Gould's girlfriend is Candice Bergen, a girl from privilege who vacillates between protest and wanting to settle down in the suburbs with a bland gynecologist. She and Gould fight most of the time, as Gould, like many men on the left in those days, was still Chauvinistic, and demanded that she do his laundry.
Viewed today, Getting Straight is an interesting time capsule of college life in the countercultural movement. Gould has one foot in the student world and one in the administration world--he is hired as something of a bridge between the two--and his obstinate nature makes him argue the opposite side of who he's with. Gould gives a large performance, sometimes too far over the top, such as his breakdown during his orals when he is challenged to agree that The Great Gatsby was about homosexual panic.

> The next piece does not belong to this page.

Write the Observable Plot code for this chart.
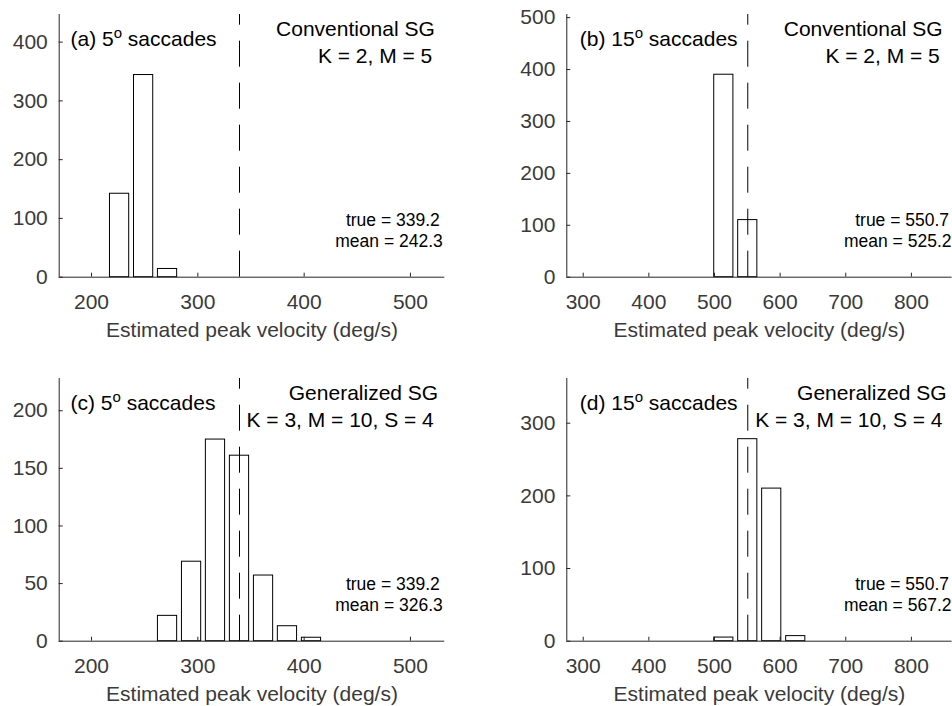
<!DOCTYPE html>
<html><head><meta charset="utf-8">
<script src="https://cdn.jsdelivr.net/npm/d3@7"></script>
<script src="https://cdn.jsdelivr.net/npm/@observablehq/plot@0.6"></script>
<style>
body{margin:0;background:#fff;}
#fig{position:relative;width:952px;height:706px;font-family:"Liberation Sans",Arial,Helvetica,sans-serif;}
#fig svg{position:absolute;overflow:visible;}
</style></head><body><div id="fig"></div>
<script>
// ---------------- data ----------------
const binCenters5 = [226.4, 249.0, 271.5, 294.1, 316.6, 339.2, 361.8, 384.3, 406.9];
const binCenters15 = [514.2, 550.7, 587.2, 623.8];
const countsA = [142, 344, 14, 0, 0, 0, 0, 0, 0];
const countsB = [390, 110, 0, 0];
const countsC = [0, 0, 22, 69, 175, 161, 57, 13, 3];
const countsD = [5, 278, 210, 7];
const trueValues = [339.2, 550.7, 339.2, 550.7];
const meanValues = [242.3, 525.2, 326.3, 567.2];
const panelLabels = ["(a) 5", "(b) 15", "(c) 5", "(d) 15"];
const supText = "o";
const saccadeText = " saccades";
const methodNames = ["Conventional SG", "Conventional SG", "Generalized SG", "Generalized SG"];
const methodParams = ["K = 2, M = 5", "K = 2, M = 5", "K = 3, M = 10, S = 4", "K = 3, M = 10, S = 4"];
const xTicks5 = [200, 300, 400, 500];
const xTicks15 = [300, 400, 500, 600, 700, 800];
const yTicksA = [0, 100, 200, 300, 400];
const yTicksB = [0, 100, 200, 300, 400, 500];
const yTicksC = [0, 50, 100, 150, 200];
const yTicksD = [0, 100, 200, 300];
const xDomain5 = [169.6, 532.3];
const xDomain15 = [275, 862];
const yMaxes = [447, 506, 228, 361.5];
const xLabel = "Estimated peak velocity (deg/s)";

// ---------------- panel setup ----------------
const panels = [
  {centers: binCenters5, counts: countsA, xTicks: xTicks5, yTicks: yTicksA, xDomain: xDomain5},
  {centers: binCenters15, counts: countsB, xTicks: xTicks15, yTicks: yTicksB, xDomain: xDomain15},
  {centers: binCenters5, counts: countsC, xTicks: xTicks5, yTicks: yTicksC, xDomain: xDomain5},
  {centers: binCenters15, counts: countsD, xTicks: xTicks15, yTicks: yTicksD, xDomain: xDomain15}
];
const layout = [
  {left: 0,   top: 0,   ml: 58.7, mr: 31.7, labDx: 11.3, nameDx: -10, parDx: -12.5, statDx: [-5, -2]},
  {left: 476, top: 0,   ml: 90.3, mr: 0.4,  labDx: 13,   nameDx: -9.6, parDx: -12.3, statDx: [-3, -0.6]},
  {left: 0,   top: 364, ml: 58.7, mr: 31.7, labDx: 11.3, nameDx: -6.6, parDx: -11, statDx: [-5, -2]},
  {left: 476, top: 364, ml: 90.3, mr: 0.4,  labDx: 13,   nameDx: -5.6, parDx: -9.6, statDx: [-3, -0.6]}
];
const FONT = '"Liberation Sans", Arial, Helvetica, sans-serif';
const AX = "#262626";
const BIG = 21;
const SMALL = 17.5;
const fig = document.getElementById("fig");

panels.forEach((p, i) => {
  const L = layout[i];
  const bins = p.centers.map((c, k) => ({center: c, count: p.counts[k]})).filter(d => d.count > 0);
  const halfW = 0.4 * (p.centers[1] - p.centers[0]);
  const yMax = yMaxes[i];
  const fullLabel = panelLabels[i] + supText + saccadeText;
  const svg = Plot.plot({
    width: 476, height: 342,
    marginLeft: L.ml, marginRight: L.mr, marginTop: 14, marginBottom: 65.3,
    style: {fontFamily: FONT, fontSize: BIG + "px", color: AX, background: "transparent", overflow: "visible"},
    x: {domain: p.xDomain},
    y: {domain: [0, yMax]},
    marks: [
      Plot.rect(bins, {x1: d => d.center - halfW, x2: d => d.center + halfW, y1: 0, y2: "count",
        fill: "white", stroke: "black", strokeWidth: 1}),
      Plot.ruleX([trueValues[i]], {y1: 0, y2: yMax, stroke: "black", strokeWidth: 1, strokeDasharray: "26,16"}),
      Plot.ruleY([0], {stroke: AX, strokeWidth: 1}),
      Plot.ruleX([p.xDomain[0]], {stroke: AX, strokeWidth: 1}),
      Plot.axisX({ticks: p.xTicks, tickSize: -4, tickPadding: 21, label: null, fontSize: BIG, color: AX, fill: "#3a3a3a"}),
      Plot.axisY({ticks: p.yTicks, tickSize: -4, tickPadding: 15.4, label: null, fontSize: BIG, color: AX, fill: "#3a3a3a"}),
      Plot.text([xLabel], {frameAnchor: "bottom", dy: 59.5, lineAnchor: "bottom", fontSize: BIG, fill: "#3a3a3a"}),
      Plot.text([fullLabel], {frameAnchor: "top-left", dx: L.labDx, dy: 31.7, textAnchor: "start", lineAnchor: "bottom", fontSize: BIG, fill: "black"}),
      Plot.text([methodNames[i]], {frameAnchor: "top-right", dx: L.nameDx, dy: 21.7, textAnchor: "end", lineAnchor: "bottom", fontSize: BIG, fill: "black"}),
      Plot.text([methodParams[i]], {frameAnchor: "top-right", dx: L.parDx, dy: 48.7, textAnchor: "end", lineAnchor: "bottom", fontSize: BIG, fill: "black"}),
      Plot.text([`true = ${trueValues[i].toFixed(1)}`], {frameAnchor: "bottom-right", dx: L.statDx[0], dy: -51.7, textAnchor: "end", lineAnchor: "bottom", fontSize: SMALL, fill: "black"}),
      Plot.text([`mean = ${meanValues[i].toFixed(1)}`], {frameAnchor: "bottom-right", dx: L.statDx[1], dy: -30.7, textAnchor: "end", lineAnchor: "bottom", fontSize: SMALL, fill: "black"})
    ]
  });
  svg.style.left = L.left + "px";
  svg.style.top = L.top + "px";
  // superscript "o"
  svg.querySelectorAll("text").forEach(t => {
    if (t.textContent === fullLabel) {
      t.textContent = "";
      const ns = "http://www.w3.org/2000/svg";
      const a = document.createElementNS(ns, "tspan"); a.textContent = panelLabels[i];
      const b = document.createElementNS(ns, "tspan"); b.textContent = supText;
      b.setAttribute("dy", "-8.5"); b.setAttribute("font-size", "15");
      const c = document.createElementNS(ns, "tspan"); c.textContent = saccadeText;
      c.setAttribute("dy", "8.5");
      t.append(a, b, c);
    }
  });
  fig.appendChild(svg);
});
</script></body></html>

Parts of this film are very intense, such as protest that ends up a riot, with police clubbing the students. Then National Guard are called in, and it's worth noting that the film was released only nine days after the shootings at Kent State, so they must have really resonated. The film is hard on both sides, with the university president, a self-professed liberal, only willing to have a Negro History Week and lifting the curfew by one hour (Gould points out the window at a student throwing rocks, telling the president, "Two weeks ago he just wanted to get laid. Now he wants to kill somebody. You should have let him get laid.")
But the protesters are presented just as callowly. The black activist (Max Julien) comes across as strident, though all he wants is a black studies department, which in retrospect seems minor. Gould finds their rhetoric irrelevant, and simply wants to get his teaching degree, but a professor (Jeff Corey) stands in his way.
A few other things: Bergen, who went on to a great career in Murphy Brown, gives an epically bad performance, wailing her lines as if she were sitting on pins. It's amazing that she was able to overcome her awfulness this early in her career. Also, Harrison Ford has a few scenes as a student, and it's hard to think of him as so young.